Given a (function) name, say, foo, and an expression exp, the expression foo(exp) is a function application or function call. The parentheses in foo(exp) may be dropped if no ambiguity is created by doing so. For instance, print("Hello") is a function application, which can also be written as print "Hello". If foo is a nullary function, then a function application foo() can be formed. If foo is a binary function, then a function application foo(exp1, exp2) can be formed for expressions exp1 and exp2. Functions of more arguments can be treated accordingly.

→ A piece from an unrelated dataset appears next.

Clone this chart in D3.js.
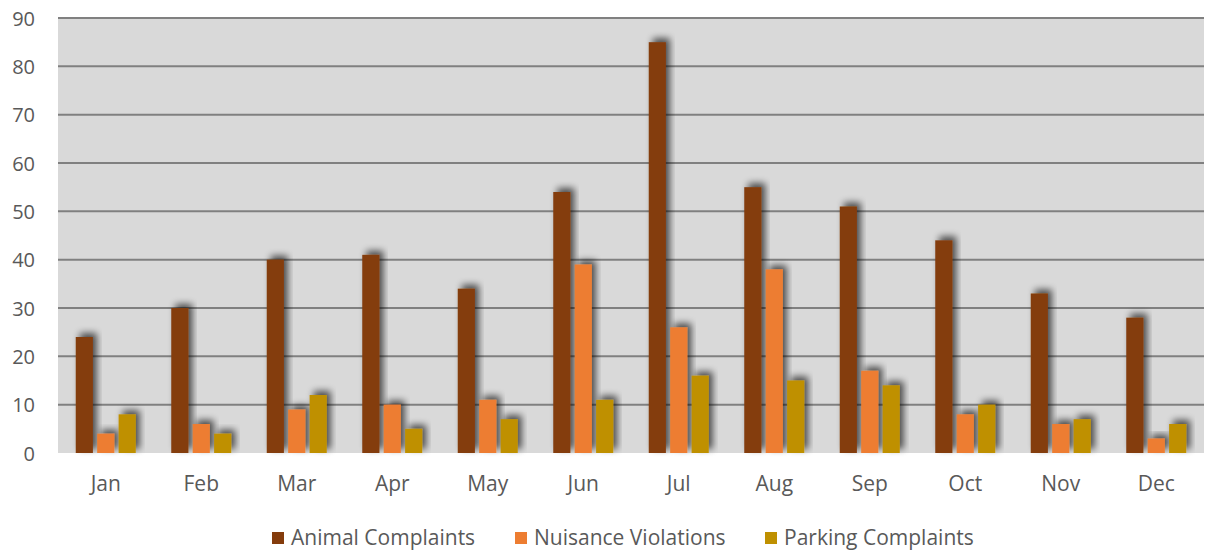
<html>
<head>
<script src="https://d3js.org/d3.v7.min.js"></script>
<style>
body { margin: 0; background: white; }
text { font-family: 'Open Sans', sans-serif; fill: #595959; }
</style>
</head>
<body>
<svg width="1205" height="552"></svg>
<script>
const months = ["Jan","Feb","Mar","Apr","May","Jun","Jul","Aug","Sep","Oct","Nov","Dec"];
const seriesNames = ["Animal Complaints", "Nuisance Violations", "Parking Complaints"];
const animal = [24, 30, 40, 41, 34, 54, 85, 55, 51, 44, 33, 28];
const nuisance = [4, 6, 9, 10, 11, 39, 26, 38, 17, 8, 6, 3];
const parking = [8, 4, 12, 5, 7, 11, 16, 15, 14, 10, 7, 6];
const yTicks = [0, 10, 20, 30, 40, 50, 60, 70, 80, 90];
const colors = ["#843c0c", "#ed7d31", "#bf9000"];

const svg = d3.select("svg");
const plotL = 58, plotR = 1204, plotT = 18, plotB = 453;

// soft shadow up and to the right
const defs = svg.append("defs");
const f = defs.append("filter").attr("id", "shadow")
    .attr("x", "-50%").attr("y", "-50%").attr("width", "200%").attr("height", "200%");
f.append("feGaussianBlur").attr("in", "SourceAlpha").attr("stdDeviation", 3.5).attr("result", "blur");
f.append("feOffset").attr("in", "blur").attr("dx", 4).attr("dy", -4).attr("result", "off");
f.append("feComponentTransfer").attr("in", "off").attr("result", "soft")
    .append("feFuncA").attr("type", "linear").attr("slope", 0.65);
const m = f.append("feMerge");
m.append("feMergeNode").attr("in", "soft");
m.append("feMergeNode").attr("in", "SourceGraphic");

var y = d3.scaleLinear().domain([0, 90]).range([plotB, plotT]);
var x = d3.scaleBand().domain(months).range([plotL, plotR]);
var x1 = d3.scaleBand().domain(seriesNames).range([-30, 30]).paddingInner(0.2);

svg.append("rect")
    .attr("x", plotL).attr("y", plotT)
    .attr("width", plotR - plotL).attr("height", plotB - plotT)
    .attr("fill", "#d9d9d9");

svg.append("g")
    .selectAll("line")
    .data(yTicks.filter(d => d > 0))
    .enter()
    .append("line")
    .attr("x1", plotL).attr("x2", plotR)
    .attr("y1", d => y(d)).attr("y2", d => y(d))
    .attr("stroke", "#808080")
    .attr("stroke-width", 2);

svg.append("g")
    .selectAll("text")
    .data(yTicks)
    .enter()
    .append("text")
    .attr("x", 35)
    .attr("y", d => y(d) + 7.5)
    .attr("text-anchor", "end")
    .style("font-size", "20px")
    .text(d => d);

const allSeries = [animal, nuisance, parking];
const g = svg.append("g");
allSeries.forEach((vals, si) => {
    g.selectAll(".s" + si)
    .data(vals)
    .enter()
    .append("rect")
    .attr("x", (d, i) => x(months[i]) + x.bandwidth() / 2 + x1(seriesNames[si]))
    .attr("y", d => y(d))
    .attr("width", x1.bandwidth())
    .attr("height", d => plotB - y(d))
    .attr("fill", colors[si])
    .attr("filter", "url(#shadow)");
});

svg.append("g")
    .selectAll("text")
    .data(months)
    .enter()
    .append("text")
    .attr("x", d => x(d) + x.bandwidth() / 2)
    .attr("y", 491)
    .attr("text-anchor", "middle")
    .style("font-size", "21px")
    .text(d => d);

const legX = [272, 515, 765];
const leg = svg.append("g");
seriesNames.forEach((s, i) => {
    leg.append("rect")
    .attr("x", legX[i]).attr("y", 532)
    .attr("width", 12).attr("height", 12)
    .attr("fill", colors[i]);
    leg.append("text")
    .attr("x", legX[i] + 19)
    .attr("y", 545)
    .style("font-size", "21px")
    .text(s);
});
</script>
</body>
</html>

Note that we cannot write +(1,2) as the name + has already been given the infix status requiring that it be treated as an infix operator. However, we can write op+(1,2), where op is a keyword in ATS that can be used to temporarily suspend the infix status of any name immediately following it. I will explain in detail the issue of fixity (prefix, infix and postfix) elsewhere.

Values are essentially expressions of certain special forms, which cannot be reduced or simplified further. For instance, integer constants such as 1 and ~2 are values, but the integer expression 1+2 is not a value, which can be reduced to the value 3. Evaluation refers to the computational process that reduces a given expression into a value. However, certain expressions such as 1/0 cannot be reduced to a value, and evaluating such an expression must abort at some point. I will gradually present more information on evaluation.